Fledgling public charter school gets more than $1.5M boost from Chan Zuckerberg Kauaʻi Community Fund
A fledgling North Shore Kaua‘i public charter middle and high school is in its initial buildout and will welcome its first students next fall.
None of that would be possible without the remarkable network of partners Namahana School has built since 2015, when residents and members of the Kauaʻi North Shore Community Foundation circulated a petition that garnered 600-plus signatures to support the development of a public charter middle and high school.

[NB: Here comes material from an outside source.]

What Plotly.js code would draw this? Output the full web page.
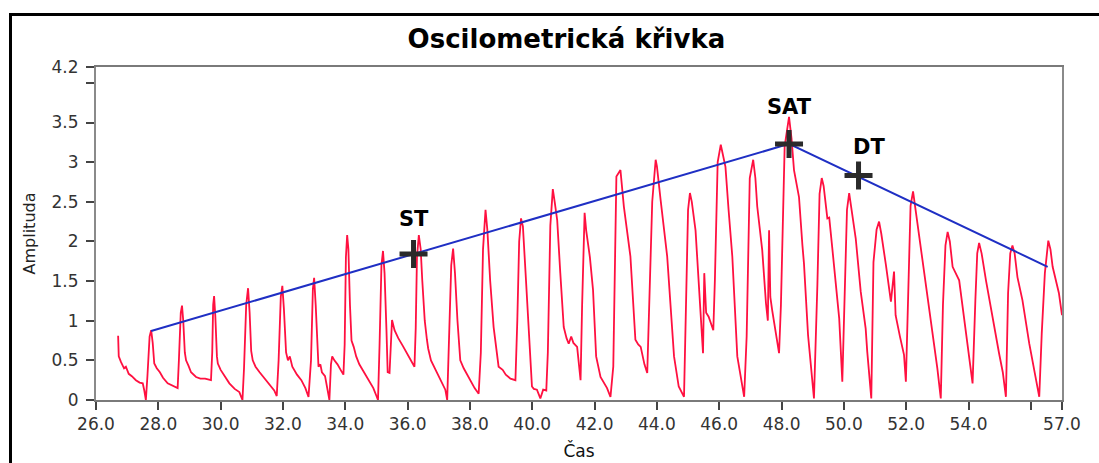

Now that list of partners includes Priscilla Chan and her husband Mark Zuckerberg, co-founder and chief executive officer of Meta Platforms, the parent company of Facebook, Instagram, Threads and WhatsApp, among other products and services. He is also building a luxury estate on Kaua‘i.
Chan and Zuckerberg, through the Chan Zuckerberg Kauaʻi Community Fund of the Hawai‘i Community Foundation, made a cash gift of $750,000 to Namahana School alongside a set of state-of-the-art mobile facilities valued at $800,000.
“This combined [$1.5 million] gift is especially impactful for us,” said Namahana Education Foundation Chief Development Officer Bridget Thorpe in an email to Kauaʻi Now. “It pushes Namahana School’s pre-opening fundraising total to $6 million, including $5.3 million toward a $10 million capital campaign to construct the middle school portion of the campus.”
While more common in the world of private school fundraising, those fundraising numbers are almost unheard of among Hawai‘i startup charter schools — many of which struggle to meet basic facility needs and often operate for years in tents, churches or other temporary structures.
Chan and Zuckerberg support a broad cross-section of Kaua‘i community organizations.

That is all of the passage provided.